Source code of charts
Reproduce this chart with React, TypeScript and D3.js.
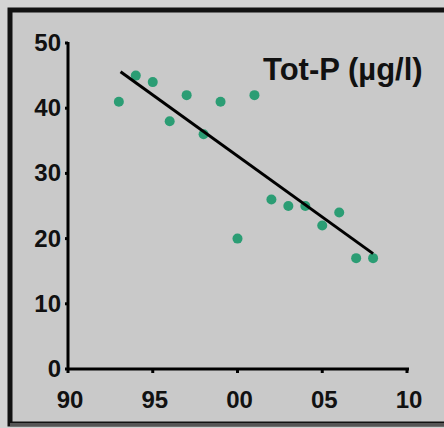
import * as React from "react";
import * as d3 from "d3";

// measured values, Tot-P (µg/l) per year
const years = [1993, 1994, 1995, 1996, 1997, 1998, 1999, 2000, 2001, 2002, 2003, 2004, 2005, 2006, 2007, 2008];
const totP = [41, 45, 44, 38, 42, 36, 41, 20, 42, 26, 25, 25, 22, 24, 17, 17];
const xTicks = [1990, 1995, 2000, 2005, 2010];
const yTicks = [0, 10, 20, 30, 40, 50];
// trend line end points
const trendYears = [1993.1, 2008];
const trendValues = [45.6, 17.7];

const W = 444;
const H = 428;

export default function App() {
  const x = d3.scaleLinear().domain([1990, 2010]).range([68, 407]);
  const y = d3.scaleLinear().domain([0, 50]).range([369, 43]);
  const line = d3.line<number>()
    .x((d, i) => x(trendYears[i]))
    .y(d => y(d));

  const font = "'Liberation Sans', Arial, sans-serif";

  return (
    <svg width={W} height={H} style={{ position: "absolute", left: 0, top: 0, display: "block" }}>
      <rect x={0} y={0} width={W} height={H} fill="#d3d3d3" />
      <rect x={10} y={10} width={W} height={414} fill="#c9c9c9" stroke="#111" strokeWidth={5} />
      <rect x={10} y={423} width={W} height={3} fill="#555" />

      {/* axes */}
      <line x1={x(1990)} x2={x(1990)} y1={y(50) - 1} y2={y(0) + 1} stroke="#000" strokeWidth={3} />
      <line x1={x(1990) - 1} x2={x(2010) + 2} y1={y(0)} y2={y(0)} stroke="#000" strokeWidth={3} />
      {yTicks.map(t => (
        <g key={"y" + t}>
          <line x1={x(1990) - 3} x2={x(1990)} y1={y(t)} y2={y(t)} stroke="#000" strokeWidth={3} />
          <text x={x(1990) - 7} y={y(t) + 8} textAnchor="end" fontFamily={font} fontWeight="bold"
            fontSize={24} fill="#111">{t}</text>
        </g>
      ))}
      {xTicks.map(t => (
        <g key={"x" + t}>
          <line x1={x(t)} x2={x(t)} y1={y(0)} y2={y(0) + 4} stroke="#000" strokeWidth={3} />
          <text x={x(t) + 2} y={408} textAnchor="middle" fontFamily={font} fontWeight="bold"
            fontSize={24} fill="#111">{String(t % 100).padStart(2, "0")}</text>
        </g>
      ))}

      {/* points */}
      {years.map((yr, i) => (
        <circle key={yr} cx={x(yr)} cy={y(totP[i])} r={5} fill="#2b9d74" />
      ))}

      {/* trend */}
      <path d={line(trendValues) || ""} fill="none" stroke="#000" strokeWidth={3} />

      <text x={263} y={80} fontFamily={font} fontWeight="bold" fontSize={31} fill="#111">Tot-P (µg/l)</text>
    </svg>
  );
}
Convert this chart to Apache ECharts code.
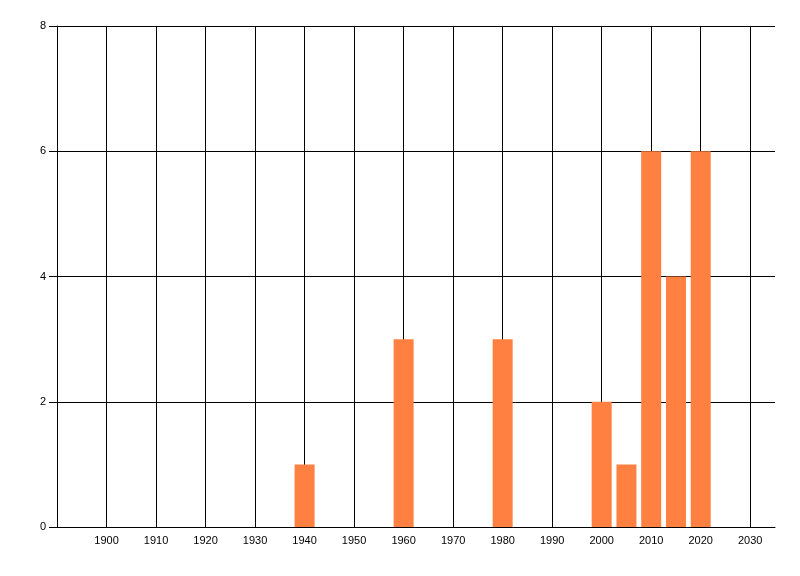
<!DOCTYPE html>
<html>
<head>
<meta charset="utf-8">
<script src="https://cdn.jsdelivr.net/npm/echarts@6/dist/echarts.min.js"></script>
<style>html,body{margin:0;padding:0;background:#fff}#c{width:800px;height:576px}</style>
</head>
<body>
<div id="c"></div>
<script>
var years = [1940, 1960, 1980, 2000, 2005, 2010, 2015, 2020];
var counts = [1, 3, 3, 2, 1, 6, 4, 6];
var xMin = 1890, xMax = 2035, xStep = 10;
var yMin = 0, yMax = 8, yStep = 2;

var chart = echarts.init(document.getElementById('c'));
var pts = years.map(function (y, i) { return [y, counts[i]]; });
var nX = Math.floor((xMax - xMin) / xStep) + 1;
var gridColors = [];
for (var i = 0; i < nX; i++) gridColors.push('#000');
gridColors.push('rgba(0,0,0,0)');
var font = {fontFamily: 'Liberation Sans', fontSize: 11, color: '#000'};
chart.setOption({
  animation: false,
  backgroundColor: '#fff',
  grid: {left: 57, top: 26, right: 25, bottom: 49, containLabel: false},
  xAxis: {
    type: 'value', min: xMin, max: xMax, interval: xStep,
    axisLine: {show: true, lineStyle: {color: '#000', width: 1}},
    axisTick: {show: false},
    splitLine: {show: true, lineStyle: {color: gridColors, width: 1}},
    axisLabel: Object.assign({margin: 8, showMinLabel: false, showMaxLabel: false,
      formatter: function (v) { return (v === xMin || v === xMax) ? '' : String(v); }}, font)
  },
  yAxis: {
    type: 'value', min: yMin, max: yMax, interval: yStep,
    axisLine: {show: true, lineStyle: {color: '#000', width: 1}},
    axisTick: {show: true, length: 8, lineStyle: {color: '#000'}},
    splitLine: {show: true, lineStyle: {color: '#000', width: 1}},
    axisLabel: Object.assign({margin: 11}, font)
  },
  series: [{
    type: 'bar',
    data: pts,
    barWidth: 20,
    itemStyle: {color: '#FF8040'}
  }]
});
</script>
</body>
</html>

What is needed:
Go over the records above and tally each line that includes "React". Give the total by itself.

Response to the exercise:
2